Wednesday, September 22, 2010

Nuclear Terrorism in the Global Village

At Global Guerrillas the Author spoke at a conference at Pitt University about Violent Armed Groups: A Global Village

I picked up a long paper (via search engining) from this conference about the capabilities of non-indigenous terrorists within the United States and Western Europe in general by Michael Kenney  titled  Organizational Learning and Islamic Militancy (2009)

from page 116:


What explains the sloppiness? Why do terrorists—including both experienced veterans that received the most sophisticated instruction Al Qaeda had to offer, and inexperienced novices with no formal training whatsoever—keep making basic errors in operational tradecraft? Distinguishing between the local, contextual “know-how” of mētis and the general, abstract “know-what” of techne can help us answer these questions. While both types of knowledge are necessary for terrorism, this research suggests that mētis is often critical for carrying out specific attacks and that terrorists often lack the practical knowledge needed to execute their attacks more effectively.

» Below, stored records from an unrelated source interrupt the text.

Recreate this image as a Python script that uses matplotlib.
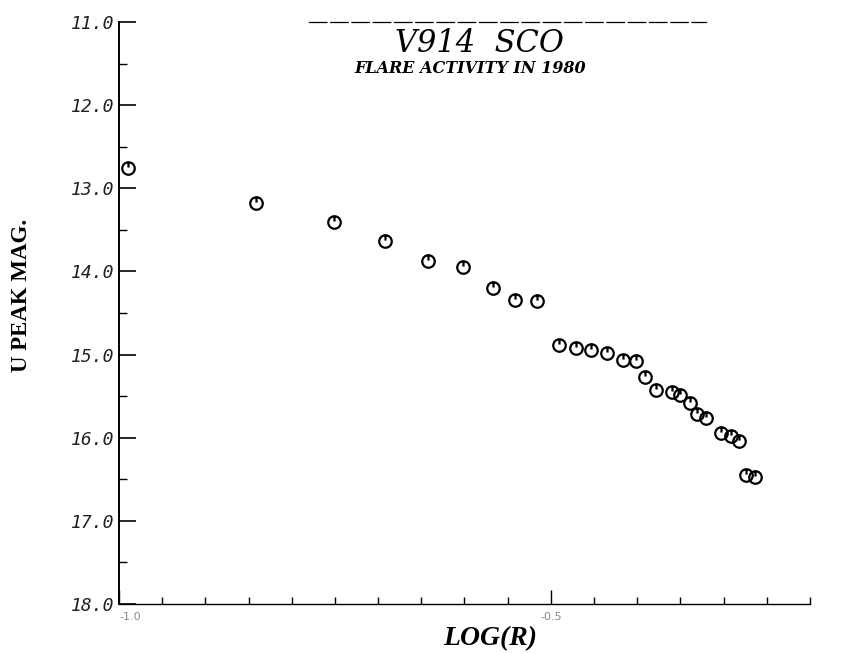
import numpy as np
import matplotlib.pyplot as plt
from matplotlib.path import Path

# Flare data (LOG(R) vs U peak magnitude)
log_r = [-0.990, -0.841, -0.751, -0.692, -0.642, -0.602, -0.567, -0.542, -0.516,
         -0.491, -0.471, -0.453, -0.435, -0.417, -0.401, -0.391, -0.378, -0.360,
         -0.350, -0.339, -0.331, -0.320, -0.303, -0.291, -0.282, -0.274, -0.264]
u_peak = [12.76, 13.18, 13.40, 13.63, 13.87, 13.95, 14.20, 14.34, 14.35,
          14.88, 14.92, 14.94, 14.98, 15.06, 15.08, 15.27, 15.43, 15.45,
          15.49, 15.58, 15.72, 15.76, 15.94, 15.98, 16.04, 16.45, 16.47]

y_ticks = [11, 12, 13, 14, 15, 16, 17, 18]
y_labels = ['11.0', '12.0', '13.0', '14.0', '15.0', '16.0', '17.0', '18.0']
x_ticks = [-1.0, -0.5]
x_labels = ['-1.0', '-0.5']

# circle with a little stroke from the top, like the old plotter symbol
circ = Path.unit_circle()
stroke = Path([(0, 1), (0, 0.15)], [Path.MOVETO, Path.LINETO])
symbol = Path.make_compound_path(circ, stroke)

fig = plt.figure(figsize=(8.46, 6.54), dpi=100)
ax = fig.add_axes([0.1407, 0.0765, 0.8167, 0.8899])

ax.plot(log_r, u_peak, linestyle='none', marker=symbol, markersize=9,
        markerfacecolor='none', markeredgecolor='black', markeredgewidth=1.6)

ax.set_xlim(-1.0, -0.2)
ax.set_ylim(18, 11)

ax.spines['right'].set_visible(False)
ax.spines['top'].set_bounds(-0.78, -0.32)
ax.spines['top'].set_linestyle((0, (14, 3)))
ax.spines['top'].set_linewidth(0.9)
ax.spines['left'].set_linewidth(1.4)
ax.spines['bottom'].set_linewidth(1.0)

ax.set_yticks(y_ticks)
ax.set_yticklabels(y_labels, family='DejaVu Sans Mono', style='italic',
                   fontsize=13, color='#222222')
ax.set_yticks(np.arange(11.5, 18, 1.0), minor=True)
ax.set_xticks(x_ticks)
ax.set_xticklabels(x_labels, fontsize=8, color='#888888')
ax.get_xticklabels()[0].set_ha('left')
ax.set_xticks(np.arange(-0.95, -0.19, 0.05), minor=True)

ax.tick_params(axis='y', which='major', direction='in', length=12, width=1.2, pad=3)
ax.tick_params(axis='y', which='minor', direction='in', length=6, width=1.0)
ax.tick_params(axis='x', which='major', direction='in', length=10, width=1.0, pad=6)
ax.tick_params(axis='x', which='minor', direction='in', length=5, width=1.0)
ax.tick_params(top=False, right=False)

fig.text(0.567, 0.921, 'V914  SCO', family='DejaVu Serif', style='italic',
         fontsize=22, ha='center', va='baseline')
fig.text(0.556, 0.889, 'FLARE ACTIVITY IN 1980', family='DejaVu Serif',
         style='italic', weight='bold', fontsize=11.5, ha='center', va='baseline')

fig.text(0.580, 0.014, 'LOG(R)', family='Liberation Serif', style='italic',
         weight='bold', fontsize=20, ha='center', va='baseline')
fig.text(0.026, 0.548, 'U PEAK MAG.', family='Liberation Serif', weight='bold',
         fontsize=16.5, rotation=90, ha='center', va='center')

fig.savefig('out.png', dpi=100)
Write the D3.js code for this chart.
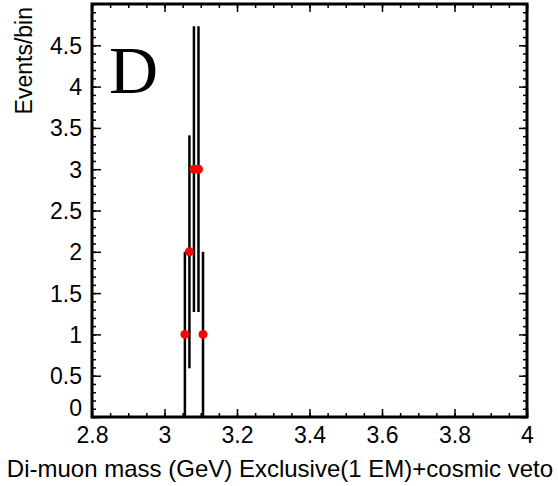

What both veteran and novice terrorists in Britain and Spain often lack is a knack for clandestine tradecraft, and by extension urban terrorism. In many cases, militants possess a limited amount of terrorist techne, which they may have acquired through training “camps,” where the quality of instruction varies considerably, or from knowledge-based artifacts, including the frequently flawed instructional manuals that are found online.

Less frequently, militants may have acquired some of their own hard-earned mētis in political violence, typically by fighting in one or more “jihads” raging in Bosnia, Afghanistan, Chechnya, or Iraq. But this fighting knowledge is generally limited to guerrilla warfare. Unfortunately for terrorists, and fortunately for the rest of us, mētis in guerrilla warfare does not necessarily translate into effective urban terrorism in Western countries, which involves appropriate local knowledge, street smarts, and a knack for clandestine operations.

Of course what applies to IEDs and self immolation attacks, applies even more so to the nuclear terrorist scenarios often worried about.  The difficult logistics in pulling off such attack almost assure that some sort of professional assistance would be required.  But many foreign armed forces are themselves lacking in the logistical knowledge that we generally presume to be present.  I have heard enough stories about small client navy’s submarines that spend all their time in port, to know that there is a big difference between some tactical level training by the unit seller, and actually being able to run a navy at any sort of operational level.  If the Germans wanted to send a diesel electric submarine – mother ship combination armed with a couple of nuclear tipped torpedoes I would be very worried.  The North Koreans? Worried, but not as much.